I've had memory cards and hard drives corrupt. I've felt the pit in my stomach and the fear that they might never be recovered, lost for good. We are all so dependent on our technology, but what if it fails? What if those memories were gone forever?
That being said, keep your digitals, but let them be your backup. Don't let them be the only form of your photos that exists. I know that there are thousands of pictures sitting on my iPhone that have never existed outside of the digital world, and starting today, that changes.
While I thought it was weird when my mom would write notes on the backs of pictures that she had just picked up from the photo lab, pictures that we had only taken a few weeks ago, I get it now.
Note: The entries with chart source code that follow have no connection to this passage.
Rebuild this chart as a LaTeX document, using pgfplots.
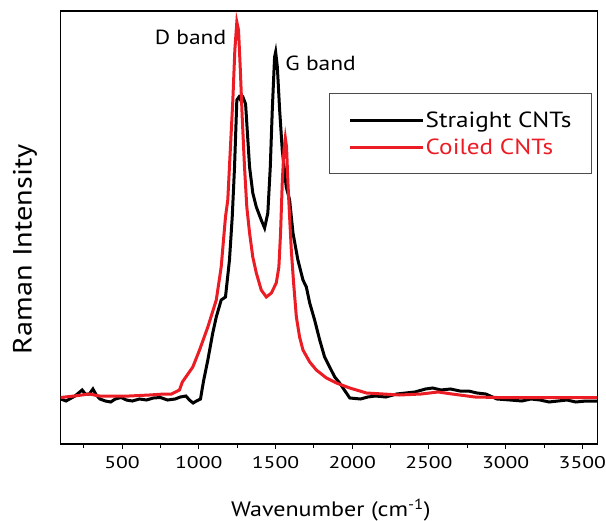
\documentclass[border=0pt]{standalone}
\usepackage{fontspec}
\setmainfont[FakeStretch=1.15]{PT Sans}
\newfontfamily\tickfont[FakeStretch=1.28]{PT Sans}
\usepackage{pgfplots}
\pgfplotsset{compat=1.18}
\definecolor{cred}{RGB}{236,28,36}

% straight CNTs (black)
\pgfplotstableread{
w v
100 45
135 43
193 48
240 54
260 50
287 50
310 55
332 49
356 45
391 43
426 42
456 45
495 46.5
528 44
567 43
613 45
659 44
704 46
750 46.5
796 44
846 45
880 47
916 48
939 44
963 41
985 43
1011 45
1031 63
1059 84
1091 111
1114 127
1146 144
1174 147
1200 184
1218 227
1233 277
1248 344
1262 347
1276 343
1290 346
1305 340
1331 277
1352 251
1375 237
1407 224
1429 216
1450 231
1466 277
1479 334
1494 387
1501 392
1512 377
1527 334
1544 294
1570 257
1592 244
1614 211
1646 184
1679 164
1701 157
1723 141
1755 124
1788 104
1820 87
1853 77
1886 67
1918 61
1962 51
1984 46
2055 45
2101 47
2151 48
2219 47
2290 50
2349 51
2408 52
2478 55
2525 56
2578 54
2641 55
2702 53
2758 53
2813 51
2871 50
2943 45
3028 44
3106 43
3165 45
3224 44
3283 42
3341 43
3400 44
3457 42
3524 43
3596 43
}\straight

% coiled CNTs (red)
\pgfplotstableread{
w v
100 46.5
189 48
287 50
352 48
424 48
548 48
678 49
776 50
822 50
874 54
893 62
961 77
1005 94
1059 117
1114 144
1146 177
1174 227
1189 244
1211 311
1222 344
1235 394
1248 422
1259 414
1270 377
1283 327
1298 277
1313 237
1331 211
1352 187
1375 171
1407 154
1440 147
1473 151
1505 161
1522 177
1533 211
1544 261
1555 294
1564 306
1572 297
1581 261
1592 227
1603 194
1618 161
1636 127
1657 107
1679 94
1723 82
1766 74
1832 66
1897 61
1984 56
2093 51
2310 49
2450 50
2560 52
2650 50
2800 47
2943 46.5
3596 46.5
}\coiled

\begin{document}
\begin{tikzpicture}
\begin{axis}[
  scale only axis,
  width=537bp, height=433bp,
  xmin=100, xmax=3600, ymin=0, ymax=433,
  axis line style={line width=1.2bp},
  xtick={500,1000,...,3500},
  minor xtick={250,750,...,3250},
  ytick=\empty,
  xtick pos=bottom,
  tick align=outside,
  major tick length=5bp, minor tick length=4bp,
  every tick/.style={black, line width=1bp},
  /pgf/number format/assume math mode=true,
  /pgf/number format/set thousands separator={},
  xticklabel style={font=\tickfont\fontsize{17}{19}\selectfont, yshift=-4bp},
  xlabel={Wavenumber (cm\textsuperscript{-1})},
  xlabel style={font=\fontsize{21}{24}\selectfont, at={(axis description cs:0.503,-0.168)}, anchor=base},
  ylabel={Raman Intensity},
  ylabel style={font=\fontsize{26.5}{28}\selectfont, at={(axis description cs:-0.0665,0.45)}, anchor=center},
  legend style={at={(rel axis cs:0.5002,0.81)}, anchor=north west, draw=black!70, line width=0.8bp,
    font=\fontsize{22}{23}\selectfont, inner xsep=19bp, inner ysep=16bp, row sep=6bp,
    column sep=0pt, nodes={inner xsep=1bp}},
  legend cell align=left,
  legend image code/.code={%
    \path (-5bp,0bp) -- (0bp,0bp);
    \draw[#1] (0bp,0bp) -- (68bp,0bp);},
]
\addplot[black, line width=3bp] table[x=w, y=v] {\straight};
\addlegendentry{Straight CNTs}
\addplot[cred, line width=3bp] table[x=w, y=v] {\coiled};
\addlegendentry{\textcolor{cred}{Coiled CNTs}}
\node[font=\fontsize{20.5}{22}\selectfont, anchor=base] at (axis cs:946,399) {D band};
\node[font=\fontsize{20.5}{22}\selectfont, anchor=base] at (axis cs:1794,373) {G band};
\end{axis}
\pgfresetboundingbox
\path[use as bounding box] (-60.7bp,-77bp) rectangle (545.3bp,444bp);
\end{tikzpicture}
\end{document}
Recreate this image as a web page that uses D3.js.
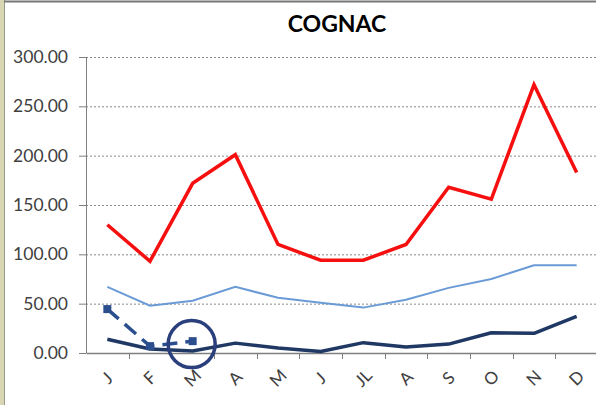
<!DOCTYPE html>
<html>
<head>
<meta charset="utf-8">
<script src="https://cdn.jsdelivr.net/npm/d3@7"></script>
<style>
  body { margin: 0; background: #fff; }
  svg { display: block; }
</style>
</head>
<body>
<svg id="chart" width="596" height="405"></svg>
<script>
// month labels (JL = July)
const months = ["J", "F", "M", "A", "M", "J", "JL", "A", "S", "O", "N", "D"];
const yTicks = [0, 50, 100, 150, 200, 250, 300];

// series
const redSeries   = [130, 93, 172, 201, 110, 94, 94, 110, 168, 156, 272, 183];
const lightSeries = [67, 48, 53, 67, 56, 51, 46, 54, 66, 75, 89, 89];
const darkSeries  = [14, 4, 2, 10, 5, 1.5, 10.5, 6, 9, 20.5, 20, 37];
const dashSeries  = [44.5, 7, 12, null, null, null, null, null, null, null, null, null];

let svg = d3.select("#chart"),
    margin = { top: 57, right: -2, bottom: 52, left: 86 },
    width = +svg.attr("width") - margin.left - margin.right,
    height = +svg.attr("height") - margin.top - margin.bottom;

// outer frame of the screenshot
svg.append("rect").attr("x", 0).attr("y", 0).attr("width", 4).attr("height", 405).attr("fill", "#d9d6b4");
svg.append("line").attr("x1", 4.5).attr("x2", 4.5).attr("y1", 0).attr("y2", 405).attr("stroke", "#9a9a88");
svg.append("line").attr("x1", 4).attr("x2", 596).attr("y1", 1.5).attr("y2", 1.5).attr("stroke", "#777").attr("stroke-width", 2);

let g = svg.append("g").attr("transform", "translate(" + margin.left + "," + margin.top + ")");

let x = d3.scaleBand()
    .domain(d3.range(months.length))
    .range([0, width]);

let y = d3.scaleLinear()
    .domain([0, 300])
    .range([height, 0]);

let cx = function(i) { return x(i) + x.bandwidth() / 2; };

// gridlines
g.append("g")
  .selectAll("line")
  .data(yTicks.slice(1))
  .enter().append("line")
    .attr("x1", 0)
    .attr("x2", width)
    .attr("y1", function(d) { return y(d) + 0.5; })
    .attr("y2", function(d) { return y(d) + 0.5; })
    .attr("stroke", "#8a8a8a")
    .attr("stroke-dasharray", "2,2");

// y axis
let yAxis = g.append("g")
    .call(d3.axisLeft(y).tickValues(yTicks).tickFormat(d3.format(".2f")).tickSize(7).tickPadding(11));
yAxis.select(".domain").attr("stroke", "#7f7f7f").attr("d", "M-7,0.5H0.5V" + height);
yAxis.selectAll(".tick line").attr("stroke", "#7f7f7f");
yAxis.selectAll("text")
    .attr("font-family", "Lato, 'Open Sans', sans-serif")
    .attr("font-size", 17.5)
    .attr("fill", "#404040");

// x axis
let xAxis = g.append("g")
    .attr("transform", "translate(0," + height + ")")
    .call(d3.axisBottom(x).tickSize(0).tickFormat(""));
xAxis.select(".domain").attr("stroke", "#7f7f7f").attr("stroke-width", 1.5);
g.append("g")
  .selectAll("line")
  .data(d3.range(1, months.length))
  .enter().append("line")
    .attr("x1", function(d) { return Math.round(x(d)) + 0.5; })
    .attr("x2", function(d) { return Math.round(x(d)) + 0.5; })
    .attr("y1", height)
    .attr("y2", height + 6)
    .attr("stroke", "#7f7f7f");

g.append("g")
  .selectAll("text")
  .data(months)
  .enter().append("text")
    .attr("transform", function(d, i) { return "translate(" + cx(i) + "," + (height + 25) + ") rotate(-45)"; })
    .attr("text-anchor", "middle")
    .attr("dy", "0.35em")
    .attr("font-family", "Lato, 'Open Sans', sans-serif")
    .attr("font-size", 17)
    .attr("fill", "#404040")
    .text(function(d) { return d; });

// lines
let line = d3.line()
    .defined(function(d) { return d != null; })
    .x(function(d, i) { return cx(i); })
    .y(function(d) { return y(d); });

g.append("path").datum(lightSeries)
    .attr("fill", "none").attr("stroke", "#6b9bd6").attr("stroke-width", 2).attr("d", line);

g.append("path").datum(darkSeries)
    .attr("fill", "none").attr("stroke", "#1f3864").attr("stroke-width", 3.5)
    .attr("stroke-linejoin", "round").attr("d", line);

g.append("path").datum(redSeries)
    .attr("fill", "none").attr("stroke", "#f50f0f").attr("stroke-width", 3.5).attr("d", line);

g.append("path").datum(dashSeries)
    .attr("fill", "none").attr("stroke", "#2b4f8e").attr("stroke-width", 3.5)
    .attr("stroke-dasharray", "15,8").attr("d", line);

g.append("g")
  .selectAll("rect")
  .data(dashSeries.map(function(v, i) { return { v: v, i: i }; }).filter(function(d) { return d.v != null; }))
  .enter().append("rect")
    .attr("x", function(d) { return cx(d.i) - 4; })
    .attr("y", function(d) { return y(d.v) - 4; })
    .attr("width", 8)
    .attr("height", 8)
    .attr("fill", "#2b4f8e");

// highlight circle around March
g.append("circle")
    .attr("cx", cx(2) - 1)
    .attr("cy", y(9))
    .attr("r", 23.5)
    .attr("fill", "none")
    .attr("stroke", "#2b3f7c")
    .attr("stroke-width", 3.5);

// title
svg.append("text")
    .attr("x", 337)
    .attr("y", 32)
    .attr("text-anchor", "middle")
    .attr("font-family", "Lato, 'Open Sans', sans-serif")
    .attr("font-weight", "bold")
    .attr("font-size", 23)
    .attr("fill", "#000")
    .text("COGNAC");
</script>
</body>
</html>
I understand the importance of those silly little dates and names and plan to form the same habit.
And no, I will never get around to printing all 12,433 photos on my iPhone. My children and grandchildren won't care about the cool picture of my cup of coffee that I took to post on Instagram or how many likes it got and they probably won't care about a beautiful summer sunset. They'll want to see pictures of me, pictures of Matthew, pictures of us living our lives.
Those are the types of pictures that I want to stumble upon when I dig through a drawer. Those are the memories that I want to be able to pass on to my future kids and grandkids. Not hard drives, iPhones, memory cards, and cloud passwords.
Pictures.
Real photographs that can be passed around.
Photographs that give little glimpses into what was happening at the exact moment the shutter clicked thanks to their carefully written notes.
I know that they will probably get tucked away in a drawer at some point, but I also know the joy that comes when, after a period of being forgotten, they are rediscovered once again.
And that is a feeling that no JPEG has ever provided me.